PROMPT => Output exactly the lines from the first line of the records below through the line containing "ax.set_axisbelow(True)", both included, leaving out any pictures.

== == ==

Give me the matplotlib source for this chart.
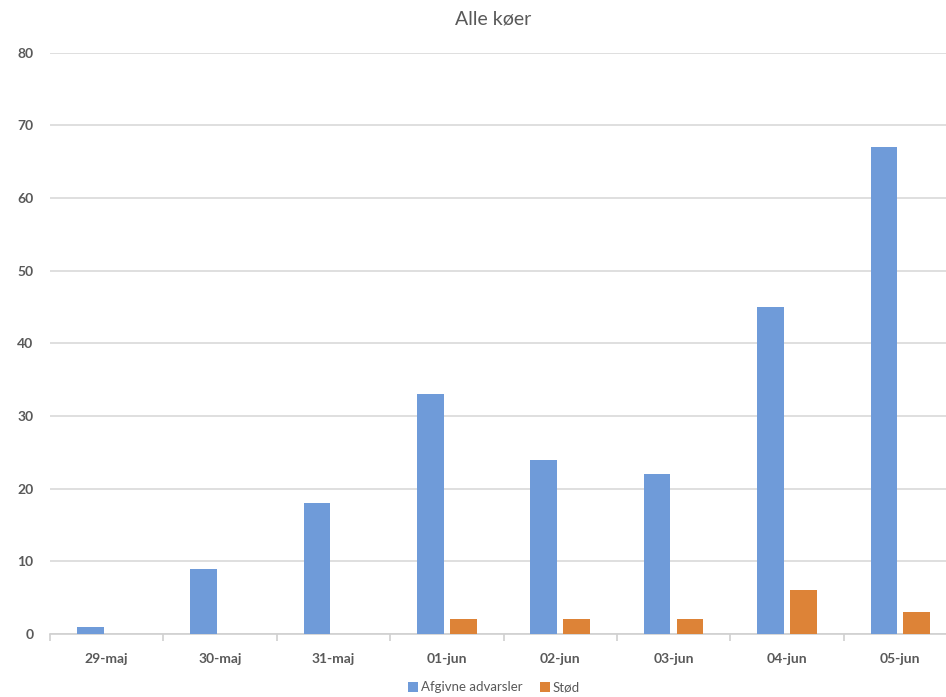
import matplotlib
matplotlib.use("Agg")
import matplotlib.pyplot as plt
import numpy as np

categories = ["29-maj", "30-maj", "31-maj", "01-jun", "02-jun", "03-jun", "04-jun", "05-jun"]
advarsler = [1, 9, 18, 33, 24, 22, 45, 67]
stod = [0, 0, 0, 2, 2, 2, 6, 3]
series_names = ["Afgivne advarsler", "Stød"]
y_ticks = [0, 10, 20, 30, 40, 50, 60, 70, 80]

plt.rcParams['font.family'] = ['Lato', 'DejaVu Sans']

fig = plt.figure(figsize=(9.46, 6.97), dpi=100)
ax = fig.add_axes([50 / 946, 0.0904, 907 / 946, 0.834])

x = np.arange(len(categories))
w = 0.235
off = 0.145
ax.bar(x - off, advarsler, width=w, color="#6f9bd9", label=series_names[0], zorder=3)
ax.bar(x + off, stod, width=w, color="#dd8337", label=series_names[1], zorder=3)

ax.set_xlim(-0.5, len(categories) - 0.5)
ax.set_ylim(0, 80)
ax.set_yticks(y_ticks)
ax.yaxis.grid(True, color="#d9d9d9", linewidth=1.2, zorder=0)
ax.set_axisbelow(True)

for s in ["left", "right", "top"]:
    ax.spines[s].set_visible(False)
ax.spines["bottom"].set_color("#d0d0d0")
ax.spines["bottom"].set_linewidth(1.2)

ax.set_xticks(x)
ax.set_xticklabels(categories)
ax.set_xticks(np.arange(-0.5, len(categories), 1.0), minor=True)
ax.tick_params(axis="x", which="major", length=0, pad=14, labelsize=10, labelcolor="#595959")
ax.tick_params(axis="x", which="minor", length=5, color="#d0d0d0", width=1.2)
ax.tick_params(axis="y", length=0, pad=12, labelsize=10, labelcolor="#595959")
for lbl in ax.get_xticklabels() + ax.get_yticklabels():
    lbl.set_fontweight("bold")

fig.text(0.521, 0.973, "Alle køer", ha="center", va="center", fontsize=14, color="#595959")

fig.legend(loc="lower center", bbox_to_anchor=(0.522, -0.012), ncol=2, frameon=False,
           fontsize=9.5, handlelength=0.8, handleheight=0.8, handletextpad=0.2,
           columnspacing=1.3, labelcolor="#595959")

fig.savefig("out.png", dpi=100)
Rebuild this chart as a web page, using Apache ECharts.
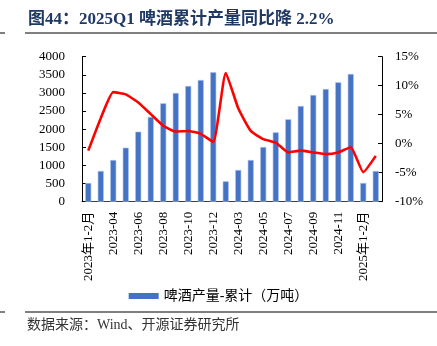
<!DOCTYPE html>
<html><head><meta charset="utf-8">
<script src="https://cdn.jsdelivr.net/npm/echarts@6/dist/echarts.min.js"></script>
<style>html,body{margin:0;padding:0;background:#fff}#c{width:437px;height:346px}</style>
</head><body><div id="c"></div>
<script>
const categories = ['2023年1-2月','2023-03','2023-04','2023-05','2023-06','2023-07','2023-08','2023-09','2023-10','2023-11','2023-12',
  '2024年1-2月','2024-03','2024-04','2024-05','2024-06','2024-07','2024-08','2024-09','2024-10','2024-11','2024-12',
  '2025年1-2月','2025-03'];
const production = [516,847,1150,1489,1931,2337,2714,2999,3192,3357,3569,
  562,874,1150,1509,1913,2272,2640,2943,3109,3293,3523,
  516,847];
const yoy = [-1.2,4.4,8.9,8.5,7.1,5.1,3.1,2.1,2.2,1.7,0.3,
  12.2,6.1,2.2,0.8,0.2,-1.5,-1.2,-1.5,-1.8,-1.5,-0.6,
  -4.9,-2.1];
const leftTicks = {min:0,max:4000,interval:500};
const rightTicks = {min:-10,max:15,interval:5};

const serif = "'Liberation Serif','Noto Sans CJK SC',serif";
const chart = echarts.init(document.getElementById('c'));
chart.setOption({
  animation:false,
  textStyle:{fontFamily:serif},
  graphic:[
    {type:'text',left:28,top:11,style:{text:'图44：2025Q1 啤酒累计产量同比降 2.2%',font:"bold 17px 'Liberation Serif','Noto Sans CJK SC'",fill:'#1F3864'}},
    {type:'line',shape:{x1:25,y1:33,x2:437,y2:33},style:{stroke:'#7f7f7f',lineWidth:2}},
    {type:'line',shape:{x1:0,y1:33,x2:5,y2:33},style:{stroke:'#7f7f7f',lineWidth:2}},
    {type:'line',shape:{x1:25,y1:312,x2:437,y2:312},style:{stroke:'#7f7f7f',lineWidth:2}},
    {type:'line',shape:{x1:0,y1:312,x2:5,y2:312},style:{stroke:'#7f7f7f',lineWidth:2}},
    {type:'text',left:27,top:318,style:{text:'数据来源：Wind、开源证券研究所',font:"14px 'Liberation Serif','Noto Sans CJK SC'",fill:'#333'}}
  ],
  grid:{left:82,right:55,top:56.7,bottom:144.3,containLabel:false},
  legend:{data:[{name:'啤酒产量-累计（万吨）',icon:'rect',itemStyle:{borderWidth:0,color:'#4472C4'}}],left:'center',top:284,itemWidth:30,itemHeight:6,itemGap:4,
    textStyle:{fontSize:14,color:'#000',fontFamily:serif}},
  xAxis:{type:'category',data:categories,boundaryGap:true,
    axisLine:{lineStyle:{color:'#404040',width:1}},
    axisTick:{inside:true,length:4,interval:function(i){return i%2===1;},lineStyle:{color:'#888'}},
    axisLabel:{interval:1,rotate:90,fontSize:13,color:'#000',margin:10,fontFamily:serif}},
  yAxis:[
    {type:'value',min:leftTicks.min,max:leftTicks.max,interval:leftTicks.interval,
      splitLine:{show:false},axisLine:{show:true,lineStyle:{color:'#000'}},
      axisTick:{show:true,inside:true,length:4,lineStyle:{color:'#000'}},
      axisLabel:{fontSize:13,color:'#000',margin:17,fontFamily:serif,formatter:function(v){return String(v);}}},
    {type:'value',min:rightTicks.min,max:rightTicks.max,interval:rightTicks.interval,position:'right',
      splitLine:{show:false},axisLine:{show:true,lineStyle:{color:'#000'}},
      axisTick:{show:true,inside:true,length:4,lineStyle:{color:'#000'}},
      axisLabel:{fontSize:13,color:'#000',margin:13,formatter:'{value}%',fontFamily:serif}}
  ],
  series:[
    {name:'啤酒产量-累计（万吨）',type:'bar',data:production,barWidth:6,yAxisIndex:0,
      itemStyle:{color:'#4472C4',borderColor:'#a9c0e8',borderWidth:0.6}},
    {name:'同比',type:'line',data:yoy,yAxisIndex:1,symbol:'none',smooth:0.15,
      lineStyle:{color:'#FF0000',width:2.6},z:5}
  ]
});
</script></body></html>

== == ==

SOLUTION FOR THIS PROBLEM =>
Give me the matplotlib source for this chart.
import matplotlib
matplotlib.use("Agg")
import matplotlib.pyplot as plt
import numpy as np

categories = ["29-maj", "30-maj", "31-maj", "01-jun", "02-jun", "03-jun", "04-jun", "05-jun"]
advarsler = [1, 9, 18, 33, 24, 22, 45, 67]
stod = [0, 0, 0, 2, 2, 2, 6, 3]
series_names = ["Afgivne advarsler", "Stød"]
y_ticks = [0, 10, 20, 30, 40, 50, 60, 70, 80]

plt.rcParams['font.family'] = ['Lato', 'DejaVu Sans']

fig = plt.figure(figsize=(9.46, 6.97), dpi=100)
ax = fig.add_axes([50 / 946, 0.0904, 907 / 946, 0.834])

x = np.arange(len(categories))
w = 0.235
off = 0.145
ax.bar(x - off, advarsler, width=w, color="#6f9bd9", label=series_names[0], zorder=3)
ax.bar(x + off, stod, width=w, color="#dd8337", label=series_names[1], zorder=3)

ax.set_xlim(-0.5, len(categories) - 0.5)
ax.set_ylim(0, 80)
ax.set_yticks(y_ticks)
ax.yaxis.grid(True, color="#d9d9d9", linewidth=1.2, zorder=0)
ax.set_axisbelow(True)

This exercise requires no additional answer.